So I was not born in the church or dragged to church later in life by parents. After a close family member died, the bus driver who use to take us to Sunday school saw my sisters and I and invited us back to church (only went to Sunday school a short time because the neighbors went). I went back. And I kept going because I thought it was a safe haven. Somewhere I could find peace from my tumultuous home life. I was 12.

I chose to get baptized because other kids were. I prayed. I never felt like I spoken in tongues but I do have a Holy Ghost certificate so maybe I said I did? It was a small church with a small youth group so we did all the youth things together. I did bible quizzing and fund raisers and sometimes camp when I could come up with the money or the church would occasionally pay if I cleaned the church.

The pastors daughter was a friend and I spent a lot of time with them. I felt protected and at the same time jealous of this perfect family I couldn’t have. But with all that i questioned a lot.

By the time I turned 18, I wasn’t feeling the love and support but the judgement and shame. For my questions, for my mistakes, for my lack of tithing what little money I made, for wanting to go to college and be a professional woman vs going to wife college to find a husband.

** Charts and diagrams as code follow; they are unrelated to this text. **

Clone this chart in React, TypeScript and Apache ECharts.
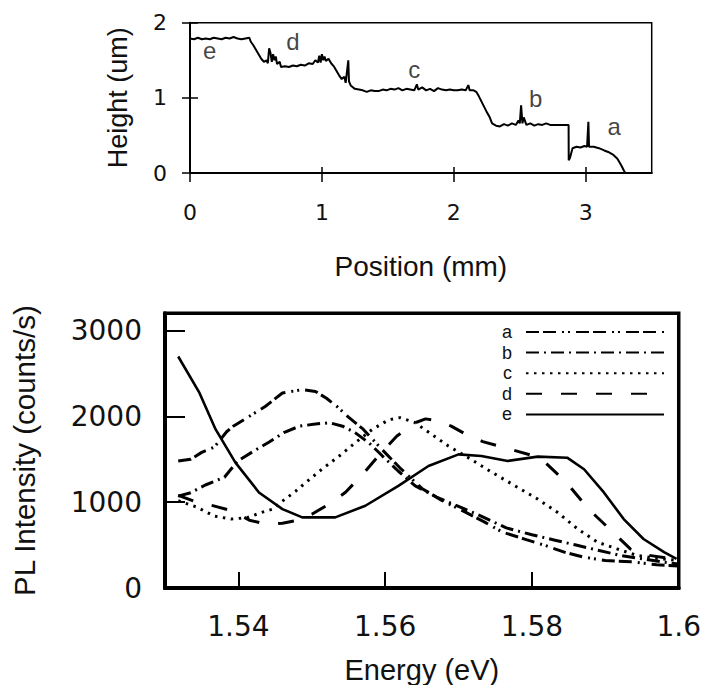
import React, { useEffect, useRef } from 'react';
import * as echarts from 'echarts';

// ---------- Top chart: height profile ----------
const profile: [number, number][] = [
  [0.0, 1.79], [0.03, 1.78], [0.06, 1.8], [0.09, 1.78], [0.12, 1.79], [0.15, 1.78], [0.18, 1.8],
  [0.21, 1.79], [0.24, 1.78], [0.27, 1.8], [0.3, 1.79], [0.33, 1.81], [0.36, 1.79], [0.39, 1.78],
  [0.42, 1.79], [0.45, 1.8], [0.46, 1.75], [0.48, 1.7], [0.5, 1.64], [0.52, 1.58], [0.54, 1.52],
  [0.56, 1.48], [0.58, 1.5], [0.59, 1.46], [0.6, 1.66], [0.61, 1.6], [0.62, 1.48], [0.63, 1.58],
  [0.64, 1.5], [0.65, 1.55], [0.66, 1.45], [0.68, 1.48], [0.69, 1.41], [0.72, 1.42], [0.75, 1.41],
  [0.78, 1.43], [0.81, 1.42], [0.84, 1.44], [0.87, 1.43], [0.9, 1.46], [0.93, 1.45], [0.95, 1.5],
  [0.97, 1.47], [0.98, 1.56], [0.99, 1.47], [1.0, 1.58], [1.01, 1.5], [1.02, 1.55], [1.03, 1.49],
  [1.05, 1.52], [1.07, 1.46], [1.09, 1.42], [1.11, 1.36], [1.13, 1.3], [1.15, 1.25], [1.17, 1.28],
  [1.18, 1.2], [1.2, 1.5], [1.205, 1.22], [1.22, 1.16], [1.25, 1.12], [1.28, 1.11], [1.31, 1.1],
  [1.34, 1.08], [1.37, 1.1], [1.4, 1.09], [1.43, 1.09], [1.46, 1.11], [1.49, 1.1], [1.52, 1.12],
  [1.55, 1.11], [1.58, 1.13], [1.61, 1.1], [1.64, 1.12], [1.67, 1.11], [1.7, 1.1], [1.72, 1.18],
  [1.73, 1.11], [1.76, 1.14], [1.79, 1.1], [1.82, 1.12], [1.85, 1.09], [1.88, 1.13], [1.91, 1.11],
  [1.94, 1.1], [1.97, 1.11], [2.0, 1.1], [2.03, 1.1], [2.06, 1.11], [2.09, 1.1], [2.11, 1.17],
  [2.12, 1.1], [2.15, 1.1], [2.17, 1.08], [2.19, 1.02], [2.21, 0.95], [2.23, 0.88], [2.25, 0.81],
  [2.27, 0.75], [2.29, 0.66], [2.32, 0.63], [2.35, 0.62], [2.38, 0.65], [2.41, 0.63], [2.44, 0.66],
  [2.47, 0.64], [2.49, 0.7], [2.5, 0.66], [2.51, 0.9], [2.52, 0.66], [2.53, 0.74], [2.55, 0.64],
  [2.58, 0.66], [2.61, 0.63], [2.64, 0.65], [2.67, 0.64], [2.7, 0.66], [2.73, 0.64], [2.76, 0.64],
  [2.8, 0.64], [2.84, 0.64], [2.87, 0.64], [2.871, 0.17], [2.88, 0.2], [2.9, 0.33], [2.93, 0.35],
  [2.96, 0.34], [2.99, 0.36], [3.01, 0.35], [3.02, 0.68], [3.025, 0.35], [3.06, 0.35], [3.1, 0.33],
  [3.14, 0.3], [3.17, 0.28], [3.21, 0.24], [3.24, 0.19], [3.27, 0.1], [3.29, 0.03], [3.3, 0.0],
];
const profileNotes: [number, number, string][] = [
  [0.15, 1.63, 'e'], [0.78, 1.75, 'd'], [1.7, 1.38, 'c'], [2.62, 0.99, 'b'], [3.215, 0.62, 'a'],
];
const posTicks = [0, 1, 2, 3];
const heightTicks = [0, 1, 2];

// ---------- Bottom chart: PL spectra ----------
const seriesNames = ['a', 'b', 'c', 'd', 'e'];
const specA: [number, number][] = [
  [1.5318, 1480], [1.5335, 1500], [1.535, 1580], [1.5367, 1640], [1.5384, 1820], [1.5393, 1885],
  [1.5415, 2000], [1.5437, 2117], [1.546, 2272], [1.5487, 2311], [1.5505, 2290], [1.552, 2210],
  [1.5535, 2110], [1.555, 1990], [1.557, 1850], [1.5595, 1620], [1.562, 1400], [1.565, 1160],
  [1.5675, 1030], [1.571, 880], [1.5735, 770], [1.576, 650], [1.579, 570], [1.582, 490],
  [1.5845, 415], [1.587, 360], [1.59, 320], [1.5935, 305], [1.597, 270], [1.6, 255],
];
const specB: [number, number][] = [
  [1.5318, 1070], [1.5335, 1110], [1.5355, 1200], [1.5381, 1290], [1.5399, 1480], [1.542, 1590],
  [1.5442, 1700], [1.5462, 1810], [1.5483, 1885], [1.5505, 1910], [1.5524, 1925], [1.5542, 1885],
  [1.5559, 1810], [1.5578, 1690], [1.5596, 1540], [1.5618, 1360], [1.5641, 1190], [1.567, 1060],
  [1.57, 950], [1.573, 840], [1.5765, 700], [1.58, 620], [1.583, 560], [1.586, 500], [1.589, 440],
  [1.592, 380], [1.595, 340], [1.598, 300], [1.6, 280],
];
const specC: [number, number][] = [
  [1.5318, 1016], [1.5343, 943], [1.5367, 838], [1.539, 803], [1.5412, 820], [1.5433, 884],
  [1.5447, 919], [1.546, 1012], [1.5478, 1128], [1.5492, 1230], [1.5514, 1385], [1.5537, 1535],
  [1.5559, 1690], [1.5582, 1845], [1.5605, 1960], [1.562, 1985], [1.564, 1930], [1.5665, 1780],
  [1.5686, 1655], [1.5709, 1540], [1.5746, 1345], [1.5777, 1190], [1.5808, 1035], [1.5835, 880],
  [1.5862, 690], [1.5889, 535], [1.5916, 455], [1.5943, 380], [1.597, 345], [1.6, 320],
];
const specD: [number, number][] = [
  [1.5318, 1080], [1.534, 1010], [1.5365, 960], [1.5391, 900], [1.5415, 790], [1.5437, 745],
  [1.546, 755], [1.5478, 785], [1.55, 860], [1.5525, 985], [1.5546, 1115], [1.557, 1330],
  [1.5591, 1540], [1.5616, 1770], [1.5641, 1925], [1.5655, 1970], [1.567, 1950], [1.569, 1885],
  [1.571, 1790], [1.5733, 1705], [1.5771, 1615], [1.58, 1545], [1.5819, 1455], [1.5847, 1230],
  [1.5877, 920], [1.5914, 620], [1.5934, 455], [1.596, 380], [1.6, 330],
];
const specE: [number, number][] = [
  [1.5318, 2697], [1.5347, 2272], [1.5369, 1847], [1.5396, 1461], [1.5428, 1113], [1.546, 919],
  [1.5487, 823], [1.5532, 823], [1.5573, 958], [1.5618, 1190], [1.5659, 1421], [1.57, 1557],
  [1.5731, 1537], [1.5767, 1480], [1.5808, 1530], [1.5848, 1518], [1.5871, 1383], [1.5898, 1113],
  [1.5925, 803], [1.5952, 571], [1.598, 417], [1.5997, 340],
];
const spectra = [specA, specB, specC, specD, specE];
const dashTypes: any[] = [[13, 4, 13, 6, 2, 4, 2, 6], [13, 5, 2, 5], [2.5, 5.5], [16, 19], 'solid'];
const energyTicks = [1.54, 1.56, 1.58, 1.6];
const intensityLabels = [0, 1000, 2000, 3000];
const intensityTicks = [1000, 2000, 3000];

const TICK_FONT = 'DejaVu Sans';
const NAME_FONT = 'Liberation Sans, Arial, sans-serif';
const INK = '#111';
const plain = (v: number) => String(v);

export default function App() {
  const ref = useRef<HTMLDivElement>(null);
  useEffect(() => {
    if (!ref.current) return;
    const chart = echarts.init(ref.current, undefined, { renderer: 'svg' });
    const g0 = { left: 190, top: 22.7, width: 461.7, height: 150.3 };
    const g1 = { left: 165, top: 313.3, width: 516.7, height: 276 };
    const option: any = {
      animation: false,
      backgroundColor: '#fff',
      grid: [
        { ...g0, show: true, borderColor: '#000', borderWidth: 1.5 },
        { ...g1, show: true, borderColor: '#000', borderWidth: 3.5 },
        { ...g0 },
      ],
      xAxis: [
        {
          gridIndex: 0, type: 'value', min: 0, max: 3.5,
          axisLine: { onZero: false, lineStyle: { color: '#000', width: 2 } },
          axisTick: { customValues: posTicks, length: 9, lineStyle: { color: '#000', width: 1.5 } },
          axisLabel: { customValues: posTicks, formatter: plain, margin: 28, fontSize: 22, fontFamily: TICK_FONT, color: INK },
          splitLine: { show: false },
          name: 'Position (mm)', nameLocation: 'middle', nameGap: 79,
          nameTextStyle: { fontSize: 28, fontFamily: NAME_FONT, color: INK },
        },
        {
          gridIndex: 1, type: 'value', min: 1.53, max: 1.6,
          axisLine: { onZero: false, lineStyle: { color: '#000', width: 4 } },
          axisTick: { customValues: energyTicks, inside: true, length: 16, lineStyle: { color: '#000', width: 2 } },
          axisLabel: { customValues: energyTicks, formatter: plain, margin: 24, fontSize: 28, fontFamily: TICK_FONT, color: INK },
          splitLine: { show: false },
          name: 'Energy (eV)', nameLocation: 'middle', nameGap: 67,
          nameTextStyle: { fontSize: 29, fontFamily: NAME_FONT, color: INK },
        },
        {
          gridIndex: 2, type: 'value', min: 0, max: 3.5,
          axisLine: { show: false },
          axisTick: { customValues: posTicks, inside: true, length: 6, lineStyle: { color: '#000', width: 1.5 } },
          axisLabel: { show: false },
          splitLine: { show: false },
        },
      ],
      yAxis: [
        {
          gridIndex: 0, type: 'value', min: 0, max: 2,
          axisLine: { onZero: false, lineStyle: { color: '#000', width: 2 } },
          axisTick: { customValues: heightTicks, length: 8, lineStyle: { color: '#000', width: 1.5 } },
          axisLabel: { customValues: heightTicks, formatter: plain, margin: 23, fontSize: 22, fontFamily: TICK_FONT, color: INK },
          splitLine: { show: false },
          name: 'Height (um)', nameLocation: 'middle', nameGap: 59,
          nameTextStyle: { fontSize: 27, fontFamily: NAME_FONT, color: INK },
        },
        {
          gridIndex: 1, type: 'value', min: 0, max: 3200,
          axisLine: { onZero: false, lineStyle: { color: '#000', width: 4 } },
          axisTick: { customValues: intensityTicks, inside: true, length: 20, lineStyle: { color: '#000', width: 2 } },
          axisLabel: { customValues: intensityLabels, formatter: plain, margin: 23, fontSize: 28, fontFamily: TICK_FONT, color: INK },
          splitLine: { show: false },
          name: 'PL Intensity (counts/s)', nameLocation: 'middle', nameGap: 126,
          nameTextStyle: { fontSize: 29.5, fontFamily: NAME_FONT, color: INK },
        },
        {
          gridIndex: 2, type: 'value', min: 0, max: 2,
          axisLine: { show: false },
          axisTick: { customValues: heightTicks, inside: true, length: 8, lineStyle: { color: '#000', width: 1.5 } },
          axisLabel: { show: false },
          splitLine: { show: false },
        },
      ],
      legend: {
        data: seriesNames,
        orient: 'vertical',
        right: 34,
        top: 317,
        align: 'right',
        itemWidth: 138,
        itemHeight: 20,
        itemGap: 0.6,
        selectedMode: false,
        itemStyle: { opacity: 0, color: 'transparent', borderWidth: 0 },
        textStyle: { fontSize: 18, fontFamily: NAME_FONT, color: INK, lineHeight: 20, padding: [0, 9, 0, 0] },
      },
      series: [
        {
          type: 'line', xAxisIndex: 0, yAxisIndex: 0, data: profile,
          symbol: 'none', lineStyle: { color: '#000', width: 2 }, silent: true,
        },
        {
          type: 'scatter', xAxisIndex: 0, yAxisIndex: 0, symbolSize: 0, silent: true,
          data: profileNotes.map((n) => ({ value: [n[0], n[1]], name: n[2] })),
          label: { show: true, position: 'inside', formatter: '{b}', fontSize: 24, fontFamily: NAME_FONT, color: INK },
        },
        ...spectra.map((d, i) => ({
          type: 'line', name: seriesNames[i], xAxisIndex: 1, yAxisIndex: 1, data: d,
          symbol: 'none', silent: true,
          lineStyle: { color: '#000', width: i === 4 ? 2.6 : 3, type: dashTypes[i] },
          itemStyle: { color: '#000' },
        })),
      ],
    };
    chart.setOption(option);
    return () => chart.dispose();
  }, []);
  return <div ref={ref} style={{ position: 'absolute', left: 0, top: 0, width: 704, height: 685 }} />;
}
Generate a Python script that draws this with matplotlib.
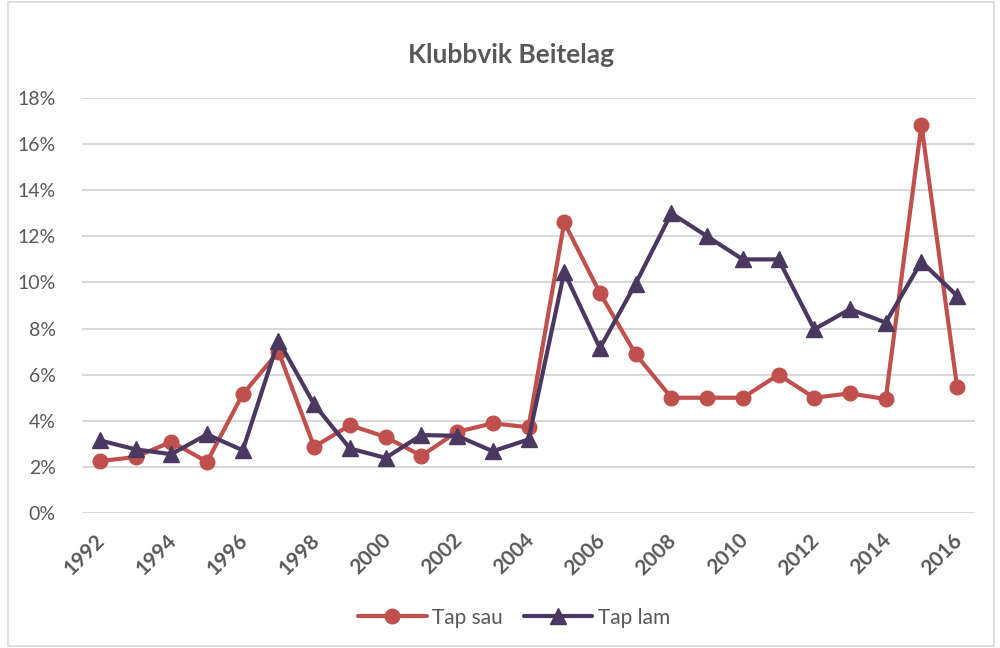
import matplotlib
matplotlib.use("Agg")
import matplotlib.pyplot as plt
from matplotlib.patches import Rectangle
from matplotlib.ticker import FuncFormatter, NullFormatter
from matplotlib.transforms import ScaledTranslation

years = list(range(1992, 2017))
tap_sau = [2.25, 2.43, 3.09, 2.22, 5.15, 7.0, 2.87, 3.81, 3.3, 2.48, 3.52, 3.89, 3.72,
           12.6, 9.54, 6.89, 5.0, 5.0, 5.0, 6.0, 5.0, 5.19, 4.94, 16.84, 5.45]
tap_lam = [3.15, 2.76, 2.55, 3.41, 2.72, 7.48, 4.71, 2.8, 2.39, 3.38, 3.35, 2.68, 3.19,
           10.45, 7.15, 9.95, 13.0, 12.0, 11.0, 11.0, 7.97, 8.84, 8.26, 10.9, 9.42]
tick_years = list(range(1992, 2017, 2))

plt.rcParams['font.family'] = ['Lato', 'DejaVu Sans']
gray = '#595959'
red = '#C0504D'
purple = '#4B3861'

fig = plt.figure(figsize=(10, 6.48), dpi=100)
fig.patches.append(Rectangle((0.008, 0.003), 0.986, 0.994, transform=fig.transFigure,
                             fill=False, edgecolor='#D9D9D9', linewidth=1.2))
ax = fig.add_axes([0.082, 0.2083, 0.893, 0.6405])

ax.plot(years, [v / 100 for v in tap_sau], color=red, lw=3.0, marker='o', ms=10.5,
        label='Tap sau', solid_capstyle='round', zorder=3)
ax.plot(years, [v / 100 for v in tap_lam], color=purple, lw=3.0, marker='^', ms=11,
        label='Tap lam', solid_capstyle='round', zorder=3)

ax.set_xlim(1991.5, 2016.5)
ax.set_ylim(0, 0.18)
ax.set_yticks([i / 100 for i in range(0, 19, 2)])
ax.yaxis.set_major_formatter(FuncFormatter(lambda v, p: f"{round(v*100)}%"))
ax.set_xticks(tick_years)
ax.xaxis.set_major_formatter(NullFormatter())
lab_tr = ax.get_xaxis_transform() + ScaledTranslation(-0.05, -0.17, fig.dpi_scale_trans)
for yv in tick_years:
    ax.text(yv, 0, str(yv), transform=lab_tr, rotation=45, ha='right', va='top',
            rotation_mode='anchor', fontweight='bold', fontsize=15, color=gray)
for lab in ax.get_yticklabels():
    lab.set_fontsize(14)
    lab.set_color(gray)
ax.tick_params(axis='both', length=0)
ax.tick_params(axis='y', pad=19)
ax.grid(axis='y', color='#D9D9D9', lw=1.5, zorder=0)
ax.set_axisbelow(True)
for s in ax.spines.values():
    s.set_visible(False)

fig.text(0.511, 0.915, 'Klubbvik Beitelag', ha='center', va='center', fontsize=19,
         fontweight='bold', color=gray)

leg = fig.legend(loc='center', bbox_to_anchor=(0.514, 0.047), ncol=2, frameon=False,
                 fontsize=15, handlelength=3.3, columnspacing=1.0, handletextpad=0.25)
for t in leg.get_texts():
    t.set_color(gray)

fig.savefig('out.png', dpi=100)
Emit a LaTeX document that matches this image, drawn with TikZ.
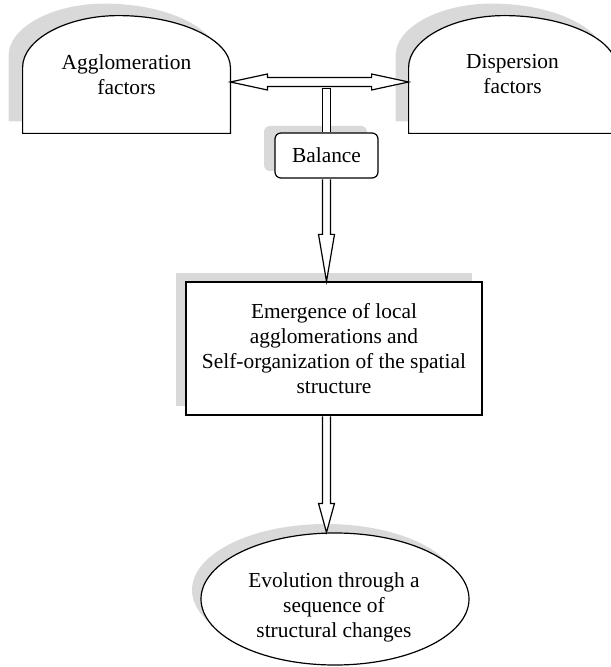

I started thinking about why I was going and realized it was because I was expected to. I always did what was expected of me. I thought if I did maybe my parents my love me, might not harm me, maybe the church people might love me, etc.

I decided then I should only live up to my own expectations. I stopped going. No visits from the pastor to see why. No more contact with my friend, the pastors daughter. I was quick to learn what shunning was and how I was used.

Now, 15 years later, I have a good life with a wonderful family I built and a great career I’m proud of. But I still look back and wonder how could someone prey on a vulnerable child and use them like that. I have conflicted feelings because I did get safety from home there at least a few days a week but how much more damage did they do?

Anybody else share a similar experience?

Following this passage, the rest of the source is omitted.